私の所属する大隊では120人が死傷しましたが、地面がドロドロなので、車両でけが人を運びだすことができない場合があります。

ひざまで泥につかりながら、けがした兵士を別の兵隊が肩にかついで歩いて2キロ離れた救護所まで運んだこともありました。

――バフムートの周辺は森林がほとんどない平原地帯。西側では、戦車どうしが動き回り、撃ちあう「戦車中心の戦い」が起きるとの見方もあったが。

第2次世界大戦では、戦車は敵の前線を最初に突破し、その後歩兵が続きました。ここでは全く違い、ロシア軍の戦車は最前線から1~2キロ離れた場所に陣取って、彼らの歩兵の動きに応じ、遠くから援護射撃を行います。

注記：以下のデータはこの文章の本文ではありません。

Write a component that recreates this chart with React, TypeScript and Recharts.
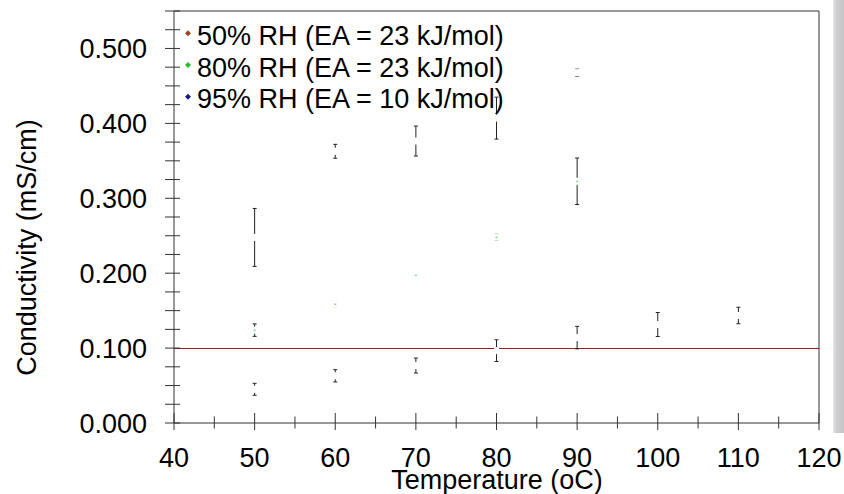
import React from 'react';
import { ScatterChart, Scatter, XAxis, YAxis, ErrorBar, ReferenceLine, Label, Legend } from 'recharts';

// ---- data ----
const rh50Temps = [50, 60, 70, 80, 90, 100, 110];
const rh50Values = [0.045, 0.063, 0.0767, 0.0966, 0.114, 0.1315, 0.1435];
const rh50Errors = [0.008, 0.0082, 0.01, 0.0145, 0.015, 0.016, 0.011];

const rh80Temps = [50, 60, 70, 80, 90];
const rh80Values = [0.124, 0.1588, 0.1975, 0.248, 0.3227];
const rh80Errors = [0.0083, 0.0035, 0.0012, 0.004, 0.031];

const rh95Temps = [50, 60, 70, 80, 90];
const rh95Values = [0.2477, 0.3627, 0.3764, 0.407, 0.4677];
const rh95Errors = [0.0387, 0.0093, 0.02, 0.028, 0.0047];

const seriesNames = ['50% RH (EA = 23 kJ/mol)', '80% RH (EA = 23 kJ/mol)', '95% RH (EA = 10 kJ/mol)'];
const seriesColors = ['#a0451c', '#22c02a', '#1c1c8c'];
const seriesDotVisible = [false, true, false];

const xTicks = [40, 45, 50, 55, 60, 65, 70, 75, 80, 85, 90, 95, 100, 105, 110, 115, 120];
const yTicks = [0, 0.025, 0.05, 0.075, 0.1, 0.125, 0.15, 0.175, 0.2, 0.225, 0.25, 0.275, 0.3, 0.325, 0.35, 0.375, 0.4, 0.425, 0.45, 0.475, 0.5, 0.525, 0.55];
const xDomain = [40, 120];
const yDomain = [0, 0.55];
const referenceValue = 0.1;
const xTitle = 'Temperature (oC)';
const yTitle = 'Conductivity (mS/cm)';

const FONT = '"Liberation Sans", Arial, sans-serif';
const AXIS = '#333';

const build = (t: number[], v: number[], e: number[]) => t.map((tt, i) => ({ t: tt, v: v[i], e: e[i] }));
const seriesData = [
  build(rh50Temps, rh50Values, rh50Errors),
  build(rh80Temps, rh80Values, rh80Errors),
  build(rh95Temps, rh95Values, rh95Errors),
];

const YTick = (props: any) => {
  const { x, y, payload } = props;
  const v = payload.value;
  const major = Math.abs(v * 10 - Math.round(v * 10)) < 1e-6;
  return (
    <g>
      <line x1={x - 9} x2={x + 6} y1={y} y2={y} stroke={AXIS} strokeWidth={1} />
      {major && (
        <text x={x - 27} y={y + 9.5} textAnchor="end" fontSize={27} fontFamily={FONT} fill="#000">
          {v.toFixed(3)}
        </text>
      )}
    </g>
  );
};

const XTick = (props: any) => {
  const { x, y, payload } = props;
  const v = payload.value;
  const major = v % 10 === 0;
  return (
    <g>
      <line x1={x} x2={x} y1={major ? y - 10 : y - 6.5} y2={major ? y + 7 : y + 5.5} stroke={AXIS} strokeWidth={1} />
      {major && (
        <text x={x} y={y + 44} textAnchor="middle" fontSize={27} fontFamily={FONT} fill="#000">
          {v}
        </text>
      )}
    </g>
  );
};

const makeShape = (color: string, dot: boolean) => (props: any) => {
  const { cx, cy } = props;
  if (cx == null || cy == null) return <g />;
  return (
    <g>
      <rect x={cx - 2.5} y={cy - 3.5} width={5} height={7} fill="#fff" />
      {dot && <rect x={cx - 1} y={cy - 0.5} width={2} height={1.5} fill={color} fillOpacity={0.55} />}
    </g>
  );
};

const LegendContent = () => (
  <svg width={380} height={110} style={{ display: 'block' }}>
    {seriesNames.map((name, i) => {
      const my = 23.3 + 31.7 * i;
      return (
        <g key={name}>
          <polygon points={`${8},${my - 3} ${11},${my} ${8},${my + 3} ${5},${my}`} fill={seriesColors[i]} />
          <text x={17} y={35 + 31.7 * i} fontSize={27} fontFamily={FONT} fill="#000">
            {name}
          </text>
        </g>
      );
    })}
  </svg>
);

export default function App() {
  return (
    <div style={{ position: 'absolute', left: 0, top: 0, width: 844, height: 494, background: '#fff' }}>
      <ScatterChart width={844} height={494} margin={{ top: 11, right: 25, bottom: 21, left: 0 }}>
        <XAxis
          type="number"
          dataKey="t"
          domain={xDomain}
          ticks={xTicks}
          interval={0}
          height={50}
          tickSize={0}
          tickMargin={0}
          tickLine={false}
          axisLine={{ stroke: AXIS }}
          tick={<XTick />}
          allowDataOverflow
        >
          <Label
            content={() => (
              <text x={497} y={489} textAnchor="middle" fontSize={27} fontFamily={FONT} fill="#000">
                {xTitle}
              </text>
            )}
          />
        </XAxis>
        <YAxis
          type="number"
          dataKey="v"
          domain={yDomain}
          ticks={yTicks}
          interval={0}
          width={174}
          tickSize={0}
          tickMargin={0}
          tickLine={false}
          axisLine={{ stroke: AXIS }}
          tick={<YTick />}
          allowDataOverflow
        >
          <Label
            content={() => (
              <text transform="translate(36,247.5) rotate(-90)" textAnchor="middle" fontSize={27} fontFamily={FONT} fill="#000">
                {yTitle}
              </text>
            )}
          />
        </YAxis>
        <ReferenceLine y={yDomain[1]} stroke={AXIS} strokeWidth={1} ifOverflow="visible" />
        <ReferenceLine x={xDomain[1]} stroke={AXIS} strokeWidth={1} ifOverflow="visible" />
        <ReferenceLine y={referenceValue} stroke="#a01c1c" strokeWidth={1} shapeRendering="crispEdges" />
        {seriesData.map((d, i) => (
          <Scatter
            key={seriesNames[i]}
            name={seriesNames[i]}
            data={d}
            fill={seriesColors[i]}
            isAnimationActive={false}
            shape={makeShape(seriesColors[i], seriesDotVisible[i])}
          >
            <ErrorBar dataKey="e" direction="y" width={2} stroke="#222" strokeWidth={1} isAnimationActive={false} />
          </Scatter>
        ))}
        <Legend
          layout="vertical"
          align="center"
          verticalAlign="middle"
          wrapperStyle={{ position: 'absolute', left: 180, top: 10, width: 380, height: 110 }}
          content={<LegendContent />}
        />
      </ScatterChart>
      <div
        style={{
          position: 'absolute',
          left: 833,
          top: 0,
          width: 11,
          height: 433,
          background: 'linear-gradient(to right, #e6e6e8 0%, #cfcfd2 30%, #c4c4c8 100%)',
        }}
      />
    </div>
  );
}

わが方の塹壕めがけてロシアの戦車が突進してきたなら、ジャベリンなど対戦車ミサイルの餌食になります。

今は、対戦車兵器が豊富なので、9割がた、戦車が最初に突進してくることはありません。

――では、どのようにロシア軍は攻撃してくるのか。

夜になると、ロシアの歩兵が15~25人のグループで、我々の塹壕に近づき、攻撃をしかけます。それが1日数回あります。それを撃退する。